EXERCISE PROMPT:
Write out each line of the listing as it stands, without the images.

COLLECTED DATA:
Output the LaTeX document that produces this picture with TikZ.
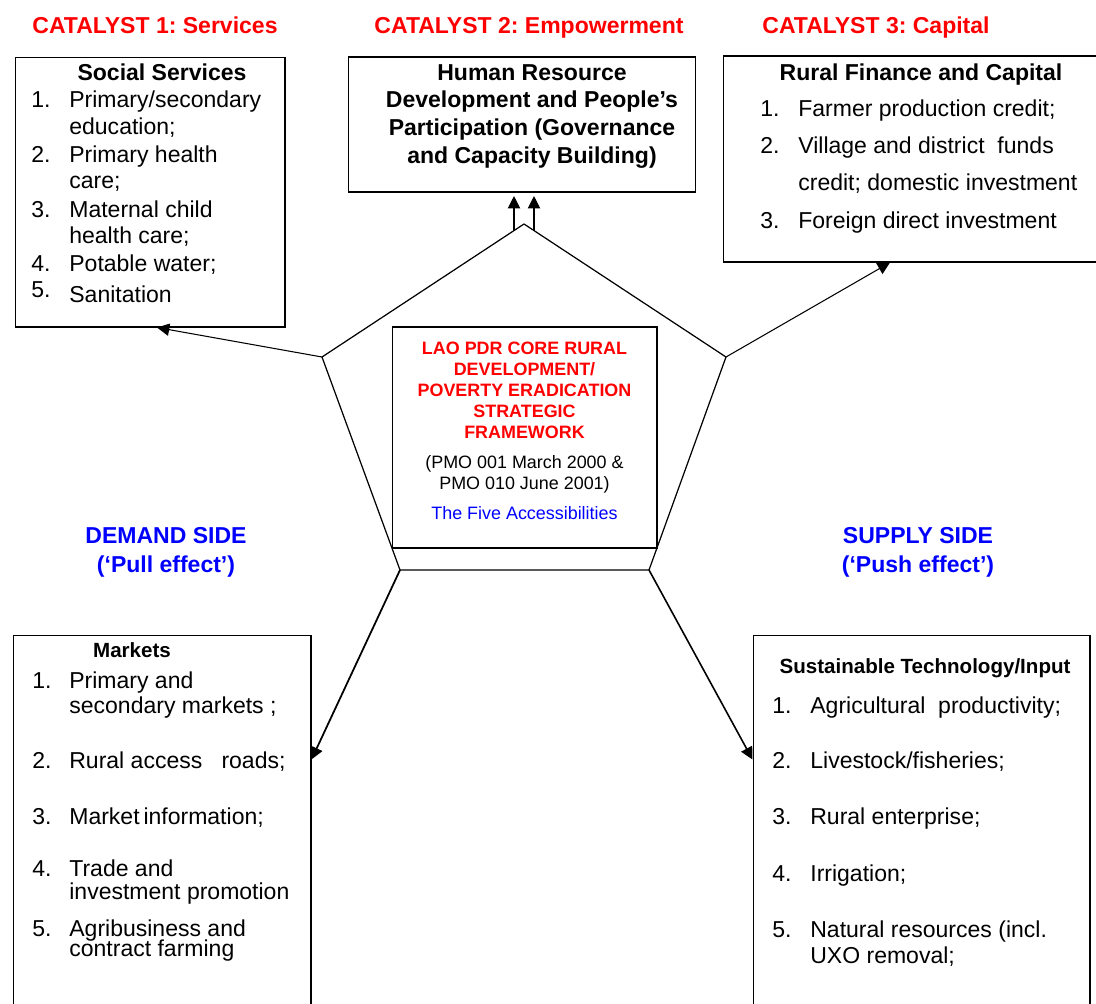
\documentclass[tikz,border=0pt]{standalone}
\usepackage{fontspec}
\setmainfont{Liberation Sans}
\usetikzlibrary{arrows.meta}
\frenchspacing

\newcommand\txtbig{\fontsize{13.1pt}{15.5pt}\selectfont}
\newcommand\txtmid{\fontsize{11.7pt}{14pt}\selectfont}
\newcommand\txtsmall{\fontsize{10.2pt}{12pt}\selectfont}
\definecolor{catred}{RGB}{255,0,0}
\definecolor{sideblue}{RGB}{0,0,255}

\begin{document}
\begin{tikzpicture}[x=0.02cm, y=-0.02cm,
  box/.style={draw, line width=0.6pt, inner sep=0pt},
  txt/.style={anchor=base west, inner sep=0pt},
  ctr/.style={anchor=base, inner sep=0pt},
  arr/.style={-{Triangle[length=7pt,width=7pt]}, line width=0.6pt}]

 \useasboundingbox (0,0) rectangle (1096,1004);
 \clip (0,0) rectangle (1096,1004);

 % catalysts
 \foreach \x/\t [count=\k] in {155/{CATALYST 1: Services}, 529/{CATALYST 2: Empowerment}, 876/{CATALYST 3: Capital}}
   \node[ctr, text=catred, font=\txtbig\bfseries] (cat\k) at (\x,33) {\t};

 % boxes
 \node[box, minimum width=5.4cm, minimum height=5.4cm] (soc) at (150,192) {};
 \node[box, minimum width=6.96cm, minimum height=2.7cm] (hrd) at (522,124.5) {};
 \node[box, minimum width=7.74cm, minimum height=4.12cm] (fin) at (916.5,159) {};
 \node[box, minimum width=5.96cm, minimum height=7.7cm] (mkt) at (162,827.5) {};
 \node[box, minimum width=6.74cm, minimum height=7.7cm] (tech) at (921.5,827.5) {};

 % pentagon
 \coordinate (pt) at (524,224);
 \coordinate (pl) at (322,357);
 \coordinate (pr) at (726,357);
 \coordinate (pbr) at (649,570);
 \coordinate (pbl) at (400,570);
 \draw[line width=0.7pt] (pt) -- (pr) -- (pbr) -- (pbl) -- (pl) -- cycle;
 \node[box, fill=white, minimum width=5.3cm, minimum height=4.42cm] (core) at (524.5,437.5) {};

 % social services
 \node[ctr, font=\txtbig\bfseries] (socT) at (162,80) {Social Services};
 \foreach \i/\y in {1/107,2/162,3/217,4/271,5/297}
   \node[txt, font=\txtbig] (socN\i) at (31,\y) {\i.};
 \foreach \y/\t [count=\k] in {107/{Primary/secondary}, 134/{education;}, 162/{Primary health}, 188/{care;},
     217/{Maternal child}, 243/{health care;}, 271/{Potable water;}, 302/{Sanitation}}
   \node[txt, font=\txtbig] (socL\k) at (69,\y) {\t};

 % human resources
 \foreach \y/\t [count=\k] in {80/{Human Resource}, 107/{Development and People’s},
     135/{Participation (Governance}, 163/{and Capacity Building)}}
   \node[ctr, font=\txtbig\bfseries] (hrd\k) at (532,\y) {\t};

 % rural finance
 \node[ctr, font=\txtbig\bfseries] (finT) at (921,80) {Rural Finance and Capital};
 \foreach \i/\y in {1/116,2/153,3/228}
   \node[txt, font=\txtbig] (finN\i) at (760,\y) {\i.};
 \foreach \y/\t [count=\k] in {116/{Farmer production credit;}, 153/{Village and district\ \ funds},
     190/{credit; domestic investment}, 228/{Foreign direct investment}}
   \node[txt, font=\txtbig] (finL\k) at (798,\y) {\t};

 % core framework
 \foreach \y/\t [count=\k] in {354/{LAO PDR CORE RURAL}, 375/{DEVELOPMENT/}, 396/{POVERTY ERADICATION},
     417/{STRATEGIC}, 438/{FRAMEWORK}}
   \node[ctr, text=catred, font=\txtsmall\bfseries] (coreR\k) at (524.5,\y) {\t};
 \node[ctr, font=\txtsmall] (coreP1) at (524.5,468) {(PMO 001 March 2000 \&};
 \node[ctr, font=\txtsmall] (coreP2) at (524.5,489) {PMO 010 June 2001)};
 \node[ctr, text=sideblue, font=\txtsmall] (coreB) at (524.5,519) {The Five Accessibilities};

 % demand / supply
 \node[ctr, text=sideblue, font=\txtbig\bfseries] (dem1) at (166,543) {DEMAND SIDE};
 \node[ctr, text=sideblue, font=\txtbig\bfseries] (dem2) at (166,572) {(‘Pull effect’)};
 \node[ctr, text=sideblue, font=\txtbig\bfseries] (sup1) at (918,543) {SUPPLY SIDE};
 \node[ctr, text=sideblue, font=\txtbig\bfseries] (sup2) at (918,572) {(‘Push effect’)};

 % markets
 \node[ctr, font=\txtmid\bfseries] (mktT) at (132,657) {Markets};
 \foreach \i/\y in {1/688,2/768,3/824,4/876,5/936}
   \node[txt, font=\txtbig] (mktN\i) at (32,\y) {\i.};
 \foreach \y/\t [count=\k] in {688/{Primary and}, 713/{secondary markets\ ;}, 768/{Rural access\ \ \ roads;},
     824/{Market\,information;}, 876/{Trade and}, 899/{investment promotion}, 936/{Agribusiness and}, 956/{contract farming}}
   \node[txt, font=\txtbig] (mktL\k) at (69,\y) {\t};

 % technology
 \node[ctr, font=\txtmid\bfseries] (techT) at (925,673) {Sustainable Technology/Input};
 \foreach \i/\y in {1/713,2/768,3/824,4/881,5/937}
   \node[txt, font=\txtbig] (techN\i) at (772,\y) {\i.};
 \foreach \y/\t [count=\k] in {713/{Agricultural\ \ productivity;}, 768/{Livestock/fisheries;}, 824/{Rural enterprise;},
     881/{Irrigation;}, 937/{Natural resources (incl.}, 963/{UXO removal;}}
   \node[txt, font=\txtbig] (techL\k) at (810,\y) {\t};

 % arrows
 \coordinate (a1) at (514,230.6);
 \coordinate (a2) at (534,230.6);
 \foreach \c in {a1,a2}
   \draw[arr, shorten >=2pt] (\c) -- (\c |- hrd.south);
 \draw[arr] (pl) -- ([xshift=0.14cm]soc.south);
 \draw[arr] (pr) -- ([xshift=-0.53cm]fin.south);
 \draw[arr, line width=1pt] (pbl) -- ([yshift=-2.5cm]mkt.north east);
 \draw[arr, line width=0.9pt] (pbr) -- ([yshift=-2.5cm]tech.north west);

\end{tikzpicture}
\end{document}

WRITTEN SOLUTION:
Output the LaTeX document that produces this picture with TikZ.
\documentclass[tikz,border=0pt]{standalone}
\usepackage{fontspec}
\setmainfont{Liberation Sans}
\usetikzlibrary{arrows.meta}
\frenchspacing

\newcommand\txtbig{\fontsize{13.1pt}{15.5pt}\selectfont}
\newcommand\txtmid{\fontsize{11.7pt}{14pt}\selectfont}
\newcommand\txtsmall{\fontsize{10.2pt}{12pt}\selectfont}
\definecolor{catred}{RGB}{255,0,0}
\definecolor{sideblue}{RGB}{0,0,255}

\begin{document}
\begin{tikzpicture}[x=0.02cm, y=-0.02cm,
  box/.style={draw, line width=0.6pt, inner sep=0pt},
  txt/.style={anchor=base west, inner sep=0pt},
  ctr/.style={anchor=base, inner sep=0pt},
  arr/.style={-{Triangle[length=7pt,width=7pt]}, line width=0.6pt}]

 \useasboundingbox (0,0) rectangle (1096,1004);
 \clip (0,0) rectangle (1096,1004);

 % catalysts
 \foreach \x/\t [count=\k] in {155/{CATALYST 1: Services}, 529/{CATALYST 2: Empowerment}, 876/{CATALYST 3: Capital}}
   \node[ctr, text=catred, font=\txtbig\bfseries] (cat\k) at (\x,33) {\t};

 % boxes
 \node[box, minimum width=5.4cm, minimum height=5.4cm] (soc) at (150,192) {};
 \node[box, minimum width=6.96cm, minimum height=2.7cm] (hrd) at (522,124.5) {};
 \node[box, minimum width=7.74cm, minimum height=4.12cm] (fin) at (916.5,159) {};
 \node[box, minimum width=5.96cm, minimum height=7.7cm] (mkt) at (162,827.5) {};
 \node[box, minimum width=6.74cm, minimum height=7.7cm] (tech) at (921.5,827.5) {};

 % pentagon
 \coordinate (pt) at (524,224);
 \coordinate (pl) at (322,357);
 \coordinate (pr) at (726,357);
 \coordinate (pbr) at (649,570);
 \coordinate (pbl) at (400,570);
 \draw[line width=0.7pt] (pt) -- (pr) -- (pbr) -- (pbl) -- (pl) -- cycle;
 \node[box, fill=white, minimum width=5.3cm, minimum height=4.42cm] (core) at (524.5,437.5) {};

 % social services
 \node[ctr, font=\txtbig\bfseries] (socT) at (162,80) {Social Services};
 \foreach \i/\y in {1/107,2/162,3/217,4/271,5/297}
   \node[txt, font=\txtbig] (socN\i) at (31,\y) {\i.};
 \foreach \y/\t [count=\k] in {107/{Primary/secondary}, 134/{education;}, 162/{Primary health}, 188/{care;},
     217/{Maternal child}, 243/{health care;}, 271/{Potable water;}, 302/{Sanitation}}
   \node[txt, font=\txtbig] (socL\k) at (69,\y) {\t};

 % human resources
 \foreach \y/\t [count=\k] in {80/{Human Resource}, 107/{Development and People’s},
     135/{Participation (Governance}, 163/{and Capacity Building)}}
   \node[ctr, font=\txtbig\bfseries] (hrd\k) at (532,\y) {\t};

 % rural finance
 \node[ctr, font=\txtbig\bfseries] (finT) at (921,80) {Rural Finance and Capital};
 \foreach \i/\y in {1/116,2/153,3/228}
   \node[txt, font=\txtbig] (finN\i) at (760,\y) {\i.};
 \foreach \y/\t [count=\k] in {116/{Farmer production credit;}, 153/{Village and district\ \ funds},
     190/{credit; domestic investment}, 228/{Foreign direct investment}}
   \node[txt, font=\txtbig] (finL\k) at (798,\y) {\t};

 % core framework
 \foreach \y/\t [count=\k] in {354/{LAO PDR CORE RURAL}, 375/{DEVELOPMENT/}, 396/{POVERTY ERADICATION},
     417/{STRATEGIC}, 438/{FRAMEWORK}}
   \node[ctr, text=catred, font=\txtsmall\bfseries] (coreR\k) at (524.5,\y) {\t};
 \node[ctr, font=\txtsmall] (coreP1) at (524.5,468) {(PMO 001 March 2000 \&};
 \node[ctr, font=\txtsmall] (coreP2) at (524.5,489) {PMO 010 June 2001)};
 \node[ctr, text=sideblue, font=\txtsmall] (coreB) at (524.5,519) {The Five Accessibilities};

 % demand / supply
 \node[ctr, text=sideblue, font=\txtbig\bfseries] (dem1) at (166,543) {DEMAND SIDE};
 \node[ctr, text=sideblue, font=\txtbig\bfseries] (dem2) at (166,572) {(‘Pull effect’)};
 \node[ctr, text=sideblue, font=\txtbig\bfseries] (sup1) at (918,543) {SUPPLY SIDE};
 \node[ctr, text=sideblue, font=\txtbig\bfseries] (sup2) at (918,572) {(‘Push effect’)};

 % markets
 \node[ctr, font=\txtmid\bfseries] (mktT) at (132,657) {Markets};
 \foreach \i/\y in {1/688,2/768,3/824,4/876,5/936}
   \node[txt, font=\txtbig] (mktN\i) at (32,\y) {\i.};
 \foreach \y/\t [count=\k] in {688/{Primary and}, 713/{secondary markets\ ;}, 768/{Rural access\ \ \ roads;},
     824/{Market\,information;}, 876/{Trade and}, 899/{investment promotion}, 936/{Agribusiness and}, 956/{contract farming}}
   \node[txt, font=\txtbig] (mktL\k) at (69,\y) {\t};

 % technology
 \node[ctr, font=\txtmid\bfseries] (techT) at (925,673) {Sustainable Technology/Input};
 \foreach \i/\y in {1/713,2/768,3/824,4/881,5/937}
   \node[txt, font=\txtbig] (techN\i) at (772,\y) {\i.};
 \foreach \y/\t [count=\k] in {713/{Agricultural\ \ productivity;}, 768/{Livestock/fisheries;}, 824/{Rural enterprise;},
     881/{Irrigation;}, 937/{Natural resources (incl.}, 963/{UXO removal;}}
   \node[txt, font=\txtbig] (techL\k) at (810,\y) {\t};

 % arrows
 \coordinate (a1) at (514,230.6);
 \coordinate (a2) at (534,230.6);
 \foreach \c in {a1,a2}
   \draw[arr, shorten >=2pt] (\c) -- (\c |- hrd.south);
 \draw[arr] (pl) -- ([xshift=0.14cm]soc.south);
 \draw[arr] (pr) -- ([xshift=-0.53cm]fin.south);
 \draw[arr, line width=1pt] (pbl) -- ([yshift=-2.5cm]mkt.north east);
 \draw[arr, line width=0.9pt] (pbr) -- ([yshift=-2.5cm]tech.north west);

\end{tikzpicture}
\end{document}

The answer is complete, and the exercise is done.